Teamwork is key, Calvin said. “I couldn’t imagine doing this by myself,” he said. “My wife is amazing. She does so much to make this house a home for the boys while I have awarded myself the title of ‘activities coordinator.’ We enjoy taking the boys on bike rides, swinging at golf balls, and hitting up Dallas’ cultural attractions – this is when I really get to see the boys open up.”
Buckner Foster Care Case Manager Whitney Floyd said the Baileys’ encouraging attitude is a daily commitment.
“One of my favorite things about the Baileys is that they give all of the boys hugs every day before they leave for school,” she said. “They also host a weekly family time where they sit together and discuss various topics to assist the boys in gaining new insight as they are mentored to be confident and capable young men.”
The couple’s love and affection for one another is critical and provides the boys with a strong role model for what a loving relationship can look like.
“There are so many children out there who need a safe and stable place to call home,” Floyd said. “Buckner foster group homes help provide for that need, and parents like the Baileys help make home a reality.”
For the Baileys, becoming parents to teenagers again after living life as empty nesters was an easier decision than one might think.
“After 26 years, we feel like we were just starting to get this parenting thing down,” Melanie said with a laugh.
But while they may have mastered the art of juggling “joyous chaos,” she said it’s not all fun and games.
Many foster children come to them from situations of serious abuse or neglect, and they struggle with the baggage of their pasts.
“Often times the home environments these boys come out of have affected their self confidence and stunted their social development,” Calvin said. “Because I have been the first father figure that most of them have ever had, my goal has always been to prepare them to be strong, but loving men once they are out on their own.”
Calvin and Melanie model this by staying committed to one another and keeping their romance alive through daytime dates while the boys are at school.

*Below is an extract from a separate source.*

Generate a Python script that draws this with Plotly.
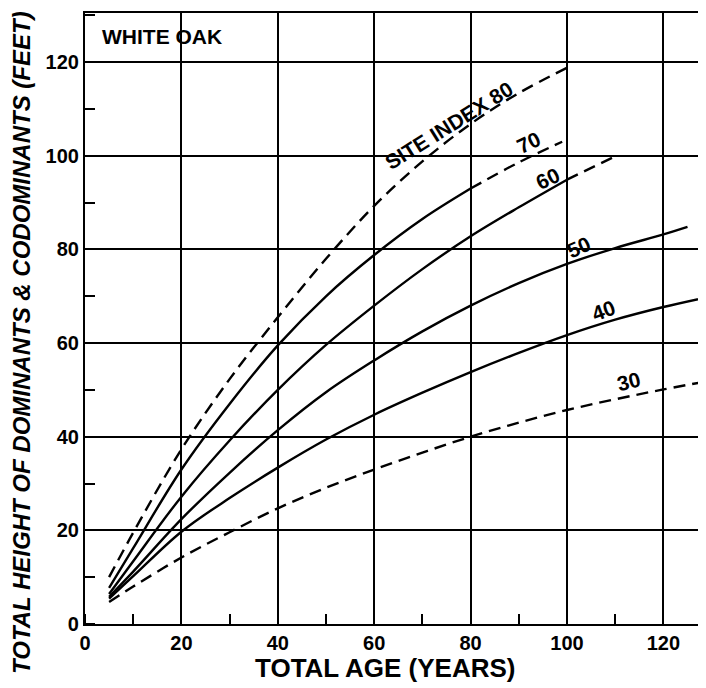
import plotly.graph_objects as go

# ---- data ----
ages_80 = [5, 10, 20, 30, 40, 50, 60, 70, 80, 90, 100]
si80 = [10.0, 19.5, 37.3, 52.3, 65.5, 78.0, 89.3, 98.8, 106.8, 113.4, 118.8]

ages_70 = [5, 10, 20, 30, 40, 50, 60, 70, 80]
si70 = [7.7, 16.2, 33.0, 47.0, 59.5, 70.0, 78.8, 86.5, 93.0]
ages_70d = [80, 90, 99]
si70d = [93.0, 98.6, 103.0]

ages_60 = [5, 10, 20, 30, 40, 50, 60, 70, 80, 90, 100]
si60 = [6.4, 13.4, 27.2, 39.2, 50.0, 59.6, 68.0, 75.8, 82.8, 89.0, 94.9]
ages_60d = [100, 110]
si60d = [94.9, 99.9]

ages_50 = [5, 10, 20, 30, 40, 50, 60, 70, 80, 90, 100, 110, 120, 125]
si50 = [5.8, 11.2, 22.4, 32.3, 41.4, 49.5, 56.3, 62.5, 68.0, 72.8, 76.9, 80.3, 83.2, 84.8]

ages_40 = [5, 10, 20, 30, 40, 50, 60, 70, 80, 90, 100, 110, 120, 130]
si40 = [5.4, 10.2, 19.7, 26.9, 33.4, 39.4, 44.7, 49.4, 53.8, 57.9, 61.7, 65.0, 67.7, 70.0]

ages_30 = [5, 10, 20, 30, 40, 50, 60, 70, 80, 90, 100, 110, 120, 130]
si30 = [4.7, 8.0, 14.2, 19.6, 24.7, 29.1, 33.0, 36.6, 40.0, 43.0, 45.7, 48.0, 50.1, 52.0]

tick_vals = [0, 20, 40, 60, 80, 100, 120]
tick_text = ["0", "20", "40", "60", "80", "100", "120"]

# curve labels: (text, age, height, angle)
labels = [
    ("SITE INDEX 80", 75.5, 106.5, -32),
    ("70", 92.0, 102.8, -25),
    ("60", 96.0, 95.2, -25),
    ("50", 102.3, 80.5, -24),
    ("40", 107.5, 66.9, -20),
    ("30", 112.7, 51.8, -14),
]

FONT = "Liberation Sans"
DASH = "12px,7px"
LW = 2.4

# the page body has an 8px margin, so the figure sits at (8, 8)
OFF = 8
W, H = 706 - OFF, 688 - OFF
L, T = 85 - OFF, 13 - OFF
B = H - (624 - OFF)
PW, PH = W - L, H - T - B

fig = go.Figure()

def add(x, y, dashed):
    fig.add_trace(go.Scatter(
        x=x, y=y, mode="lines",
        line=dict(color="black", width=LW, shape="spline", smoothing=1.0,
                  dash=DASH if dashed else "solid"),
        showlegend=False, hoverinfo="skip"))

add(ages_80, si80, True)
add(ages_70, si70, False)
add(ages_70d, si70d, True)
add(ages_60, si60, False)
add(ages_60d, si60d, True)
add(ages_50, si50, False)
add(ages_40, si40, False)
add(ages_30, si30, True)

for txt, ax_, ay_, ang in labels:
    fig.add_annotation(x=ax_, y=ay_, text=txt, showarrow=False, textangle=ang,
                       font=dict(family=FONT, size=21, color="black", weight="bold"))

fig.add_annotation(x=15.9, y=125.4, text="WHITE OAK", showarrow=False,
                   font=dict(family=FONT, size=21, color="black", weight="bold"))

# axis titles (positions in page pixels converted to paper coords)
fig.add_annotation(xref="paper", yref="paper", x=(385 - 85) / PW, y=-(668 - 624) / PH,
                   text="TOTAL AGE (YEARS)", showarrow=False, yanchor="middle",
                   font=dict(family=FONT, size=26, color="black", weight="bold"))
fig.add_annotation(xref="paper", yref="paper", x=-(85 - 22) / PW, y=(624 - 343) / PH,
                   text="TOTAL HEIGHT OF DOMINANTS &amp; CODOMINANTS (FEET)", showarrow=False,
                   textangle=-90, xanchor="center", yanchor="middle",
                   font=dict(family=FONT, size=24, color="black", weight="bold", style="italic"))

axis_common = dict(
    showgrid=True, gridcolor="black", gridwidth=1.8,
    showline=True, linecolor="black", linewidth=2.2,
    zeroline=False, ticks="", tickvals=tick_vals, ticktext=tick_text,
    tickfont=dict(family=FONT, size=20, color="black", weight="bold"),
    minor=dict(dtick=10, tick0=0, ticks="inside", ticklen=10, tickwidth=2,
               tickcolor="black", showgrid=False),
)

fig.update_xaxes(range=[0, PW / 4.82], mirror=True, **axis_common)
fig.update_yaxes(range=[0, 130.5], mirror=False, **axis_common)

fig.update_layout(
    width=W, height=H,
    margin=dict(l=L, r=0, t=T, b=B, autoexpand=False),
    paper_bgcolor="white", plot_bgcolor="white",
    showlegend=False,
)

fig.write_html("out.html")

“Our daytime dating scene may be unconventional, but we’ve learned what works for us,” Calvin said. “We have to make a point to take time for the two of us so that we stay connected and keep our priorities in line. From coffee to lunch or the movies, we take advantage of the special time that we have to build into our relationship and enjoy one another in the little things.”
Floyd said that the two are great models of parenting.
“They are a dynamic team,” she said.